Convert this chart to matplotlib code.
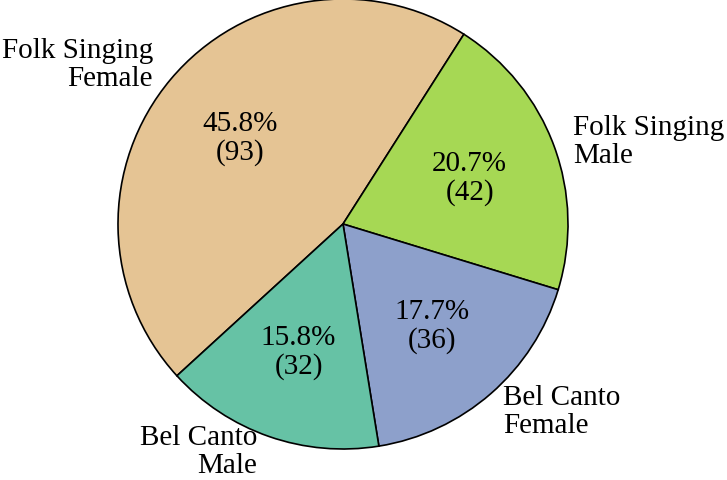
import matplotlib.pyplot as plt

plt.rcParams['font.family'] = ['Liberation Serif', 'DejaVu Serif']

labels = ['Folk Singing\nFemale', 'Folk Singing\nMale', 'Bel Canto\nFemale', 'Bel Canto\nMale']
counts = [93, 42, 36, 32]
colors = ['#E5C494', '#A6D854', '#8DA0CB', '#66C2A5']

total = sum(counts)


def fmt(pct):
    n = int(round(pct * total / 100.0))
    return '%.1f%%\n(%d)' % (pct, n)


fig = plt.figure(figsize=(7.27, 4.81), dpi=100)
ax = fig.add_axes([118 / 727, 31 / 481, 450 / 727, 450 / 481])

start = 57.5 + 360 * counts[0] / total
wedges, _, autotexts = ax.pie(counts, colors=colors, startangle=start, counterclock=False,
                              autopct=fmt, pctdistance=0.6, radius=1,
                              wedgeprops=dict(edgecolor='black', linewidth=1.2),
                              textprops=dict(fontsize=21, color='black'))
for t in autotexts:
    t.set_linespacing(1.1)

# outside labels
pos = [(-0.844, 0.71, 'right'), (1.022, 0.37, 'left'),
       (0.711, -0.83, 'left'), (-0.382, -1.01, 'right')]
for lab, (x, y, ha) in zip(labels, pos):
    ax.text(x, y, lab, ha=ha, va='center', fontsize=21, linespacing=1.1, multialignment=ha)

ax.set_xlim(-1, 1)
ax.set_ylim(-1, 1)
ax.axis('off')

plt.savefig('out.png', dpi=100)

──────────

Exercise goal
Extract the full listing exactly, with the pictures left out.

Solution for this exercise
Convert this chart to matplotlib code.
import matplotlib.pyplot as plt

plt.rcParams['font.family'] = ['Liberation Serif', 'DejaVu Serif']

labels = ['Folk Singing\nFemale', 'Folk Singing\nMale', 'Bel Canto\nFemale', 'Bel Canto\nMale']
counts = [93, 42, 36, 32]
colors = ['#E5C494', '#A6D854', '#8DA0CB', '#66C2A5']

total = sum(counts)


def fmt(pct):
    n = int(round(pct * total / 100.0))
    return '%.1f%%\n(%d)' % (pct, n)


fig = plt.figure(figsize=(7.27, 4.81), dpi=100)
ax = fig.add_axes([118 / 727, 31 / 481, 450 / 727, 450 / 481])

start = 57.5 + 360 * counts[0] / total
wedges, _, autotexts = ax.pie(counts, colors=colors, startangle=start, counterclock=False,
                              autopct=fmt, pctdistance=0.6, radius=1,
                              wedgeprops=dict(edgecolor='black', linewidth=1.2),
                              textprops=dict(fontsize=21, color='black'))
for t in autotexts:
    t.set_linespacing(1.1)

# outside labels
pos = [(-0.844, 0.71, 'right'), (1.022, 0.37, 'left'),
       (0.711, -0.83, 'left'), (-0.382, -1.01, 'right')]
for lab, (x, y, ha) in zip(labels, pos):
    ax.text(x, y, lab, ha=ha, va='center', fontsize=21, linespacing=1.1, multialignment=ha)

ax.set_xlim(-1, 1)
ax.set_ylim(-1, 1)
ax.axis('off')

plt.savefig('out.png', dpi=100)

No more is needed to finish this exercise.